Fiona shrugged. ‘He was nice. What was I to do, let him escape?’

‘Cheesemaking!’ Barbara reflected. ‘Very restful, I’d say.’

‘Mrs Hennessy . . . That has a nice sound to it,’ said Ania with a smile.

Winnie sighed. He was nice, certainly, but she was way beyond having her hopes raised by chance encounters.

Teddy rang Winnie the next day. He was going to be in Dublin again at the weekend. Would Winnie like to meet him for a coffee or something?

They talked all afternoon in a big sunny café. There was so much to say and to hear. She told him about her family – three sisters and two brothers, scattered all over the world. She said it was a series of goodbyes at the airport and tears and promising to come out to visit, but Winnie had never wanted to go to Australia or America. She was a real home bird.

Teddy nodded in agreement. He was exactly the same. He never wanted to go too far from Rossmore.

When Winnie was twelve her mother had died and the light had gone out of the house. Five years later her father had married again; a pleasant, distant woman called Olive who made jewellery and sold it at markets and fairs around the country. It was hard to say whether she liked Olive or not. Olive was remote and seemed to live in another world.

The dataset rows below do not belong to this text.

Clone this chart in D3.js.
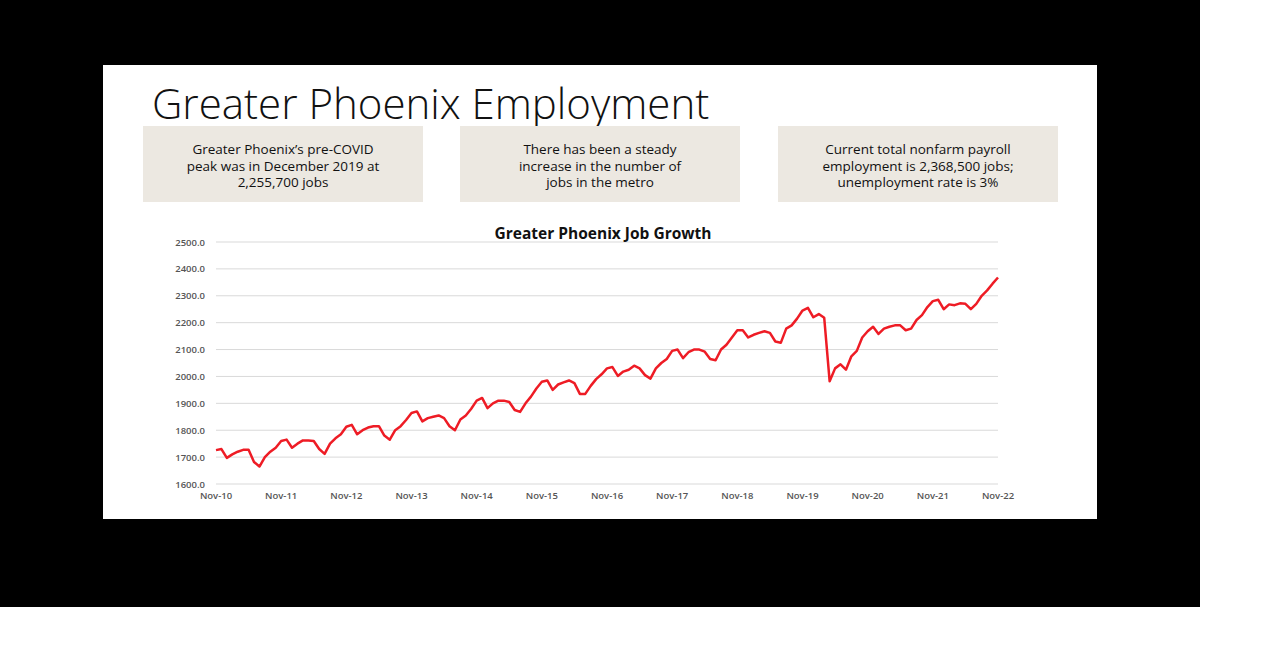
<!DOCTYPE html>
<html><head><meta charset="utf-8">
<script src="https://cdn.jsdelivr.net/npm/d3@7"></script>
<style>body{margin:0;background:#fff}svg{display:block}</style>
</head><body><svg id="c" width="1280" height="672"></svg>
<script>
const title = "Greater Phoenix Employment";
const chartTitle = "Greater Phoenix Job Growth";
const boxTexts = [
  ["Greater Phoenix’s pre-COVID","peak was in December 2019 at","2,255,700 jobs"],
  ["There has been a steady","increase in the number of","jobs in the metro"],
  ["Current total nonfarm payroll","employment is 2,368,500 jobs;","unemployment rate is 3%"]
];
const yTicks = [1600,1700,1800,1900,2000,2100,2200,2300,2400,2500];
const xTickLabels = ["Nov-10","Nov-11","Nov-12","Nov-13","Nov-14","Nov-15","Nov-16","Nov-17","Nov-18","Nov-19","Nov-20","Nov-21","Nov-22"];
// Monthly jobs (thousands), Nov-10 .. Nov-22
const jobs = [
 1726,1730,1697,1710,1720,1727,1727,1682,1665,1700,1720,1735,
 1760,1765,1735,1750,1762,1762,1760,1730,1712,1750,1770,1785,
 1813,1820,1785,1800,1810,1815,1815,1780,1765,1800,1815,1838,
 1864,1870,1833,1845,1850,1855,1845,1815,1800,1840,1855,1880,
 1910,1920,1882,1900,1910,1910,1905,1875,1868,1900,1925,1955,
 1980,1985,1950,1970,1978,1985,1975,1935,1935,1965,1990,2008,
 2030,2035,2002,2018,2025,2040,2030,2005,1992,2030,2050,2065,
 2095,2100,2068,2090,2100,2100,2092,2065,2060,2100,2118,2145,
 2172,2172,2145,2155,2162,2168,2162,2130,2125,2178,2190,2215,
 2245,2255,2220,2232,2218,1982,2030,2045,2025,2075,2095,2145,
 2168,2185,2158,2178,2185,2190,2190,2172,2178,2210,2228,2258,
 2280,2285,2250,2268,2265,2272,2270,2250,2270,2300,2320,2345,
 2368
];
const svg = d3.select("#c");
svg.append("rect").attr("width",1200).attr("height",607).attr("fill","#000");
svg.append("rect").attr("x",103).attr("y",65).attr("width",994).attr("height",454).attr("fill","#fff");
svg.append("text").attr("x",152).attr("y",119).attr("font-family","'Open Sans',sans-serif").attr("font-weight",300)
  .attr("font-size",42).attr("fill","#111").text(title);
const boxX=[143,460,778];
boxTexts.forEach((lines,i)=>{
  svg.append("rect").attr("x",boxX[i]).attr("y",126).attr("width",280).attr("height",76).attr("fill","#ece8e1");
  lines.forEach((l,j)=>svg.append("text").attr("x",boxX[i]+140).attr("y",154+j*16.5).attr("text-anchor","middle")
    .attr("font-family","'Open Sans',sans-serif").attr("font-size",13.5).attr("fill","#111").text(l));
});
const x = d3.scaleLinear().domain([0,jobs.length-1]).range([216,998]);
const y = d3.scaleLinear().domain([1600,2500]).range([484,242]);
const g = svg.append("g");
g.selectAll("line.grid").data(yTicks).join("line").attr("x1",216).attr("x2",998)
  .attr("y1",d=>y(d)).attr("y2",d=>y(d)).attr("stroke","#d9d9d9").attr("stroke-width",1);
g.selectAll("text.yl").data(yTicks).join("text").attr("x",205).attr("y",d=>y(d)+3.5).attr("text-anchor","end")
  .attr("font-family","'Open Sans',sans-serif").attr("font-size",9.5).attr("font-weight",600).attr("fill","#555").text(d=>d.toFixed(1));
g.selectAll("text.xl").data(xTickLabels).join("text").attr("x",(d,i)=>x(i*12)).attr("y",499).attr("text-anchor","middle")
  .attr("font-family","'Open Sans',sans-serif").attr("font-size",9.5).attr("font-weight",600).attr("fill","#555").text(d=>d);
svg.append("text").attr("x",603).attr("y",239).attr("text-anchor","middle").attr("font-family","'Open Sans',sans-serif")
  .attr("font-weight",700).attr("font-size",15.5).attr("fill","#111").text(chartTitle);
svg.append("path").datum(jobs).attr("d",d3.line().x((d,i)=>x(i)).y(d=>y(d)))
  .attr("fill","none").attr("stroke","#ee1c25").attr("stroke-width",2.5).attr("stroke-linejoin","round");
</script></body></html>
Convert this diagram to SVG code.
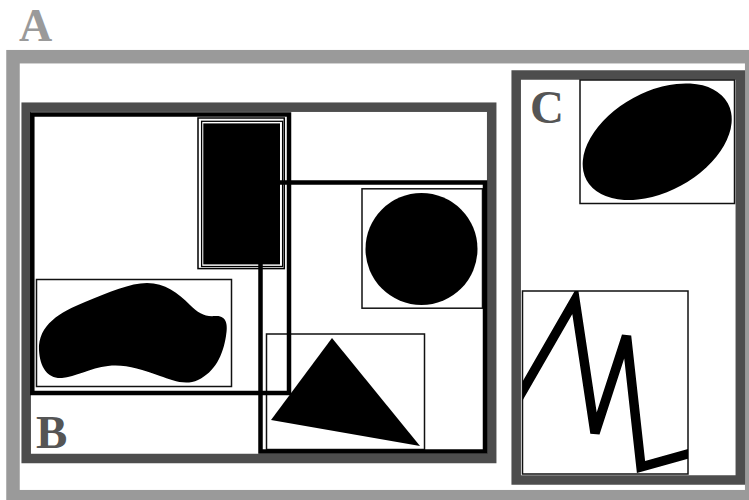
<svg xmlns="http://www.w3.org/2000/svg" width="749" height="500" viewBox="0 0 749 500">
<style>
.lbl{font-family:"Liberation Serif","Times New Roman",serif;font-weight:bold;font-size:47px}
.box{fill:#fff;stroke:#111;stroke-width:1.5}
.frameA{fill:#fff;stroke:#9a9a9a;stroke-width:13.5}
.frameD{fill:#fff;stroke:#4d4d4d;stroke-width:9.5}
.outline{fill:none;stroke:#000;stroke-width:4.5}
</style>
<defs>
<clipPath id="zzclip"><rect x="522.5" y="291" width="165.5" height="183"/></clipPath>
</defs>
<rect width="749" height="500" fill="#fff"/>
<g id="A">
<rect class="frameA" x="13" y="56.7" width="738.7" height="440"/>
<text class="lbl" x="19" y="41" fill="#9a9a9a" style="font-size:46px">A</text>
</g>
<g id="B">
<rect class="frameD" x="26.2" y="107.2" width="465.5" height="351.3"/>
<text class="lbl" x="36" y="447.5" fill="#555">B</text>
</g>
<g id="C">
<rect class="frameD" x="516.2" y="75" width="224.1" height="405"/>
<text class="lbl" x="530" y="122.5" fill="#555">C</text>
</g>
<g id="blob-node">
<rect class="box" x="36.5" y="279.5" width="195" height="107"/>
<path d="M39,350 C38,325 60,312 85,302 C110,292 130,283 147,283 C165,283 178,293 190,305 C198,313 205,317 215,316 C227,315 228,325 226,336 C223,355 215,372 198,380 C185,386 172,380 160,376 C140,369 125,364 108,366 C90,368 75,377 62,378 C48,379 40,368 39,350 Z" fill="#000"/>
</g>
<g id="rect-node">
<rect x="198" y="118" width="86.3" height="150.6" fill="#fff" stroke="#000" stroke-width="1.5"/>
<rect x="201.6" y="121.3" width="81" height="145.2" fill="none" stroke="#000" stroke-width="1.3"/>
<rect x="203.3" y="123.4" width="76.7" height="141" fill="#000"/>
</g>
<g id="circle-node">
<rect class="box" x="362" y="188.8" width="120.5" height="119.4"/>
<circle cx="421.5" cy="249" r="56" fill="#000"/>
</g>
<g id="triangle-node">
<rect class="box" x="266.5" y="334" width="158" height="115.5"/>
<polygon points="332,338 271,420 420,446" fill="#000"/>
</g>
<g id="ellipse-node">
<rect class="box" x="580" y="80" width="154.5" height="123.5"/>
<ellipse cx="657.2" cy="141.7" rx="80.4" ry="49.9" transform="rotate(-28.6 657.2 141.7)" fill="#000"/>
</g>
<g id="zigzag-node">
<rect class="box" x="522.5" y="291" width="165.5" height="183"/>
<polyline clip-path="url(#zzclip)" points="518,399 575,300 595,433 626.5,336 641,467 695,452" fill="none" stroke="#000" stroke-width="9.5"/>
</g>
<g id="connectors">
<rect class="outline" x="32.3" y="114.5" width="256.7" height="278.5"/>
<rect class="outline" x="260.5" y="182.5" width="224.5" height="269"/>
</g>
</svg>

Teddy was an only child and his mother was a widow. His father had been killed in an accident on the farm many years ago. His mother had gone out to work in the local creamery to earn the money to send him to a really good school. He had enjoyed it there but his mother was very disappointed that he had not become a doctor or a lawyer. That would have been a reward for the long, hard hours she had worked.